Even among Nintendo’s biggest fans, there’s a reasonable chance you weren’t familiar with Famicom Detective Club. Bringing us two murder mystery visual novels, this duology released for the Famicom Disk System in 1988/1989, marking Metroid writer Yoshio Sakamoto’s first venture as a scenario writer. Taking inspiration from several sources – The Portopia Serial Murder Case, Seishi Yokomizo, and Italian film director Dario Argento – they saw critical acclaim but sadly, never got (officially) localised.
An Unlikely Remake, But A Welcome One
So, when Nintendo confirmed they’d finally launch in the West last February 33 years later, there was widespread surprise. Unlike Earthbound Beginnings or Fire Emblem: Shadow Dragon And The Blade Of Light, this isn’t a fresh translation on the original games, instead giving us full remakes helmed by Steins;Gate developers Mages. Featuring brand-new graphics, a fresh soundtrack and fully voiced dialogue, FDC might be showing its age but Mages has done a fantastic job with this modern makeover.
As they’re closely tied together, this review covers both games, and I’d recommend playing them in release order. That starts with The Missing Heir, as our protagonist Taro Ninten (you can name him) wakes up in an amnesiac state, having fallen off a cliff. Remembering he’s an assistant detective, Taro teams up with Ayumi Tachibana as both begin investigating the murder of Kiku Ayashiro, an elderly CEO who died hours after announcing her will. Soon enough, our young duo become involved with a legend surrounding the Ayashiro family’s treasure, one that claims to resurrect the dead and kill anyone who’d try stealing it.
While the first game leans into supernatural territory, the second entry – The Girl Who Stands Behind – goes full tilt. Set two years before The Missing Heir, we found a 15-year-old Taro taken in by an investigator after his parents disappeared, trained to become a detective. After an Ushimitsu High School student is found dead, their body washed up onto a nearby riverbank. Though it starts as a standard murder investigation, this quickly unfolds into so much more, as Ayumi discovers connections to a much older case. Granted, these aren’t particularly original scenarios by today’s standards – and they aren’t particularly long games – but both storylines are well executed with satisfying payoffs.

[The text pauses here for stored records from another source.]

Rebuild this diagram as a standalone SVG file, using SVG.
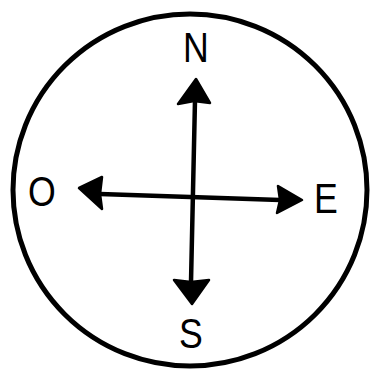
<svg xmlns="http://www.w3.org/2000/svg" width="377" height="381" viewBox="0 0 377 381">
<style>
.lbl{font-family:"Liberation Sans",Arial,sans-serif;font-size:42px;fill:#000;text-anchor:middle}
.shaft{stroke:#000;stroke-width:4.5;fill:none;stroke-linecap:round}
.head{fill:#000;stroke:#000;stroke-width:2.5;stroke-linejoin:round}
</style>
<rect width="377" height="381" fill="#fff"/>
<g id="dial">
<ellipse cx="190" cy="190" rx="177" ry="176" fill="none" stroke="#000" stroke-width="5"/>
</g>
<g id="connectors">
<line class="shaft" x1="191" y1="282" x2="195" y2="100"/>
<line class="shaft" x1="100" y1="194" x2="280" y2="200"/>
<path class="head" d="M196,79 L210,103 L194,101 L178,104 Z"/>
<path class="head" d="M192,304 L174,280 L191,282 L209,280 Z"/>
<path class="head" d="M79,188 L102,177 L100,194 L102,209 Z"/>
<path class="head" d="M302,200 L278,186 L280,200 L277,213 Z"/>
</g>
<g id="node-N"><text class="lbl" x="196" y="62" transform="translate(196 0) scale(0.85 1) translate(-196 0)">N</text></g>
<g id="node-O"><text class="lbl" x="42" y="206" transform="translate(42 0) scale(0.85 1) translate(-42 0)">O</text></g>
<g id="node-E"><text class="lbl" x="326" y="213" transform="translate(326 0) scale(0.85 1) translate(-326 0)">E</text></g>
<g id="node-S"><text class="lbl" x="191" y="348" transform="translate(191 0) scale(0.85 1) translate(-191 0)">S</text></g>
</svg>
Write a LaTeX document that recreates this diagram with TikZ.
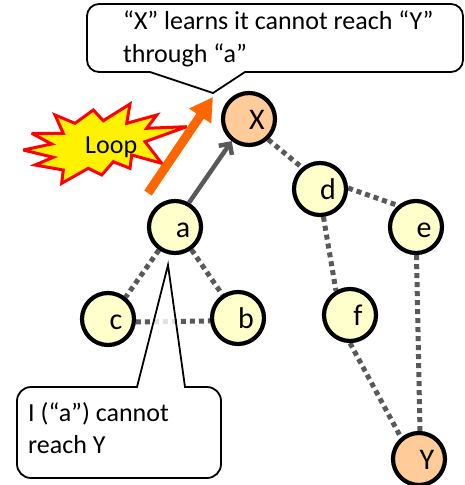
\documentclass[tikz,border=0pt]{standalone}
\usepackage{fontspec}
\setmainfont{Carlito}
\usetikzlibrary{arrows.meta}
\definecolor{nodeyellow}{RGB}{255,255,204}
\definecolor{nodepeach}{RGB}{255,204,153}
\definecolor{linkgray}{RGB}{89,89,89}
\definecolor{hotorange}{RGB}{255,102,0}
\pgfdeclarelayer{background}
\pgfsetlayers{background,main}
\begin{document}
\begin{tikzpicture}[x=1pt,y=1pt,
  router/.style={circle,draw=black,line width=4.2pt,minimum size=52pt,inner sep=0pt,fill=nodeyellow},
  endpoint/.style={router,fill=nodepeach},
  rname/.style={font=\fontsize{30}{36}\selectfont,anchor=base,xshift=8pt,yshift=-10.5pt,inner sep=0pt},
  link/.style={draw=linkgray,line width=5pt,dash pattern=on 5pt off 4pt},
  speech/.style={draw=black,line width=1.8pt,fill=white,fill opacity=0.82,draw opacity=1},
  say/.style={font=\fontsize{26}{32}\selectfont,anchor=base west,inner sep=0pt},
]
\useasboundingbox (0,0) rectangle (465,-485);

% routers
\node[endpoint] (X) at (249,-119) {};
\node[router] (d) at (320,-189) {};
\node[router] (e) at (416,-227) {};
\node[router] (f) at (350,-315) {};
\node[endpoint] (Y) at (419,-459) {};
\node[router] (a) at (175,-227) {};
\node[router] (c) at (108,-319) {};
\node[router] (b) at (238,-318) {};

% router names
\node[rname] (Xname) at (X) {X};
\node[rname] (dname) at (d) {d};
\node[rname] (ename) at (e) {e};
\node[rname] (fname) at (f) {f};
\node[rname] (Yname) at (Y) {Y};
\node[rname] (aname) at (a) {a};
\node[rname] (cname) at (c) {c};
\node[rname] (bname) at (b) {b};

% dotted links behind the routers
\begin{pgfonlayer}{background}
  \draw[link] (X.-47) -- (d.130);
  \draw[link] (d.2) -- (e.130);
  \draw[link] (d.-83) -- (f.120);
  \draw[link] (e.-89) -- (Y.88);
  \draw[link] (f.-90) -- (Y.130);
  \draw[link] (a.-125) -- (c.51);
  \draw[link] (a.-54) -- (b.124);
  \draw[link] (c.-6) -- (b.186);
\end{pgfonlayer}

% route advertised from a back to X
\draw[draw=linkgray,line width=4.5pt,-{Straight Barb[length=8pt,width=16pt]}] (a.60) -- (X.-128);

% loop burst
\draw[draw=red,fill=yellow,line width=3pt,line join=miter,miter limit=4]
  (23.3,-150) -- (51.7,-144) -- (31.7,-133.3) -- (63.3,-133.3) -- (55,-115)
  -- (75,-123.3) -- (93.3,-110) -- (103.3,-120.7) -- (130,-104) -- (126.7,-123.3)
  -- (156.7,-115) -- (146.7,-128.3) -- (186.7,-126.7) -- (145,-141.7) -- (161.7,-163.3)
  -- (131.7,-155) -- (130,-168.3) -- (113.3,-161.7) -- (101.7,-175) -- (88.3,-168.3)
  -- (61.7,-183.3) -- (63.3,-170) -- (35,-165) -- (53.3,-157.3) -- cycle;
\node[say] (loop) at (85,-153) {Loop};

% loop arrow
\coordinate (looptail) at (148,-193);
\coordinate (loophead) at (213,-97);
\draw[draw=hotorange,line width=9pt,-{Triangle[length=23pt,width=25pt]}] (looptail) -- (loophead);

% speech bubble of X
\draw[speech] (99,-4) -- (451,-4) arc[start angle=90,end angle=0,radius=12]
  -- (463,-60) arc[start angle=0,end angle=-90,radius=12]
  -- (245,-72) -- (213,-93) -- (150,-72)
  -- (99,-72) arc[start angle=270,end angle=180,radius=12]
  -- (87,-16) arc[start angle=180,end angle=90,radius=12] -- cycle;
\node[say] (xsay1) at (123,-29.5) {“X” learns it cannot reach “Y”};
\node[say] (xsay2) at (123,-62.5) {through “a”};

% speech bubble of a
\draw[speech] (31,-387) -- (137,-387) -- (168,-265) -- (185,-387)
  -- (207,-387) arc[start angle=90,end angle=0,radius=14]
  -- (221,-464) arc[start angle=0,end angle=-90,radius=14]
  -- (31,-478) arc[start angle=270,end angle=180,radius=14]
  -- (17,-401) arc[start angle=180,end angle=90,radius=14] -- cycle;
\node[say] (asay1) at (28,-421) {I (“a”) cannot};
\node[say] (asay2) at (28,-453) {reach Y};
\end{tikzpicture}
\end{document}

A Forerunner To Ace Attorney
Once you begin investigating, anyone who’s played Ace Attorney will find a familiar approach. Sure, there’s no courtrooms and shouting “Objection!” into the DS microphone, but gameplay shares several commonalities. You’ll explore various environments, talking with other characters to obtain information and examining objects for further clues. While mostly similar, there’s a couple of gameplay differences between these games. The Missing Heir features a “Remember” option, designed to offer clues about your next step, while The Girl Who Stands Behind replaces it with “Think”, which functions similarly but presents information in a more intuitive fashion.
When designing the originals, Sakamoto believed gameplay should work around the story and that approach remains evident within the remakes. It sounds straightforward on paper, but FDC’s execution retains the more archaic aspects. Like other old-school text-based adventures, both games can be surprisingly tough and not in a good way. While you might’ve figured out the next steps in your investigation, you must perform them in a very specific order, and that’s where it becomes unclear.
For example, Taro may need to press someone on a question multiple times before getting a response, which would feel bizarre if it wasn’t a video game. As a result, some moments aren’t especially sensical, but Mages has included several quality-of-life improvements to help matters like the Notebook, which stores all the information you’ve received so far. Unlike before, you can now check a text log to remind yourself of anything said, and if you reload the game, it’ll recap previous events to refresh your memory.
As for the presentation improvements, its like night-and-day when compared to the originals.
Mages has given FDC a stunning visual overhaul, and you’d never tell this was previously a NES game if it wasn’t for the 80s gameplay design. The orchestrated modern soundtrack is an excellent addition but if you’re a real retro enthusiast, The Missing Heir lets you switch to the original Famicom soundtrack. Even better, The Girl Who Stands Behind contains a surprise third option for the SNES remake’s soundtrack too.
A Product Of Its Time That Still Holds Up
Ultimately, Famicom Detective Club’s gameplay is somewhat dated, but both games find strength in the stories they tell. At the core, these are still highly entertaining adventures, and you’ll quickly find yourself hooked on the unfolding mysteries. For such an obscurity in Nintendo’s library, it’s still hard to believe we’re finally experiencing these games 33 years on, and FDC’s better late than never. You won’t need long to complete them, but they all come highly recommended regardless.